What are the goals you most want to accomplish in your work?
Improving the livelihood of smallholder farmers by providing/demonstrating different crop and livestock technology options and working to address the knowledge gaps of farmers.
What are the most challenging part working in Africa RISING?
It is not an easy task to coordinate and facilitate such a complex partnership project like Africa RISING. Moreover, most of our action oriented trials are conducted on-farm which makes our research effort challenging by its nature.
How do you think you contribute to address these challenges?
Through the course of working with the project, I am developing my skills on how to work with different partners (multi-stakeholders) and people from different disciplines.
What are the lessons you have learned so far?
The most important lesson I have learned is working with multi-stakeholder environment and peoples from various disciplines. Having a crop background, I have got different exposure to participate on livestock and watershed (Natural resource management) related works which gives me an excellent opportunity to learn a lot.
Any interesting story you would like to share with us which you came across in Africa RISING?
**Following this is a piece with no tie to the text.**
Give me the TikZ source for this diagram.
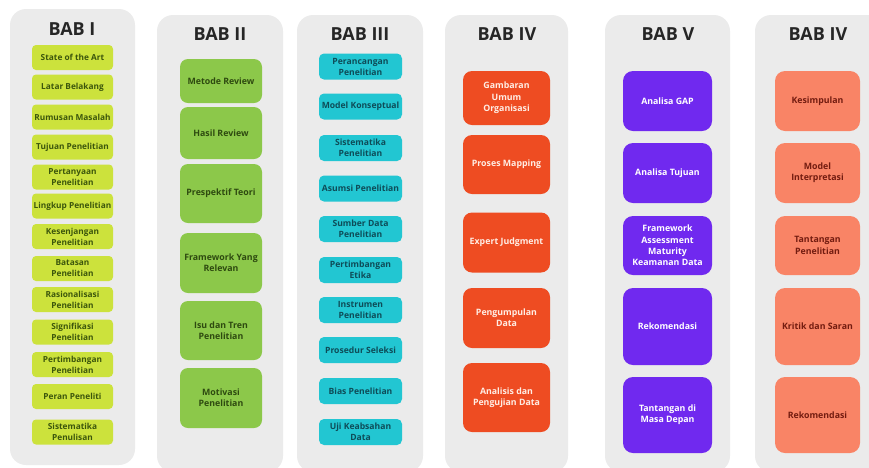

On 2013 cropping season the Africa RISING project demonstrated three bread wheat and three potato varieties with their full agronomic practices on the two Kebeles. From this work the potato variety (Shenkola) and bread wheat variety (Tsehay) were highly accepted by farmers. Currently, the two varieties starts to disseminate to more number of farmers (Both in side our target Kebeles and beyond) through farmer to farmer seed exchange and other projects working with office of agriculture. This is an interesting success story which is also contributing to our scaling effort.